End of an Era: Microsoft Word Now Flagging Two Spaces After Period as an Error - doener
https://news.softpedia.com/news/end-of-an-era-microsoft-word-now-flagging-two-spaces-after-period-as-an-error-529706.shtml
======
hilbert42
I add two spaces after a period because it makes text considerably easier to
read.

This is not the point however. What gives these bastards at Microsoft the
prerogative to dictate how our language is displayed or written down? After
all, they're just bloody undisciplined programmers, so what the hell do they
know about language and the ergonomics of how the brain interprets printed
text anyway? Given, Microsoft's decades-long lineage of ergonomic cock-ups,
the answer is clearly SFA.

Moreover, when did we give these tech giants, Microsoft, _et al_ a mandate to
unilaterally _push_ social change (which they've always reckoned is their god-
given right to do so)? On whose authority or Act of Congress gives them this
right? Right, there is none!

I notice another item on _Hacker News_ today which suggests software
programmers should be licensed. Now that's a really brilliant idea—if these
bastards then step out of line then they'll lose their livelihoods.

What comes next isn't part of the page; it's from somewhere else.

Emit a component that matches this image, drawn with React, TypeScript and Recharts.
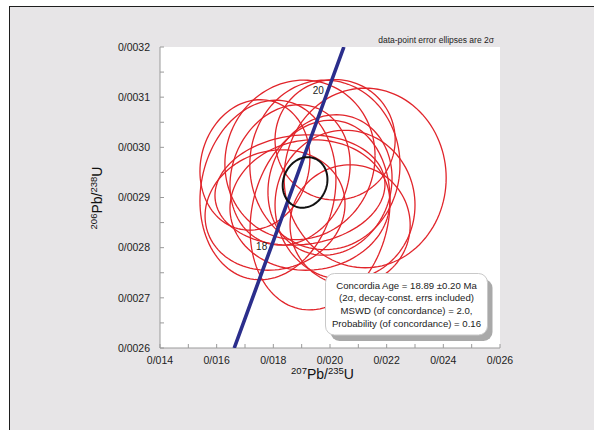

What a champion idea, we might then start getting software that's actually
functional and comparatively bug-free.

What a change that would be.

——

 _P.S.: The change from double to spaces will never be a problem for me, the
last time I was prepared to give Microsoft money for Office was for Office
2003. It 'd be lunacy for me to pay money for a downgrade given that my 2003
version already provides the option for BOTH single or double spaces.

Never will I ever upgrade it again!

Incidentally, as mentioned above, the elimination of this long-standing option
in Office is another classic instance of Microsoft's authoritarian 'pushing'
change._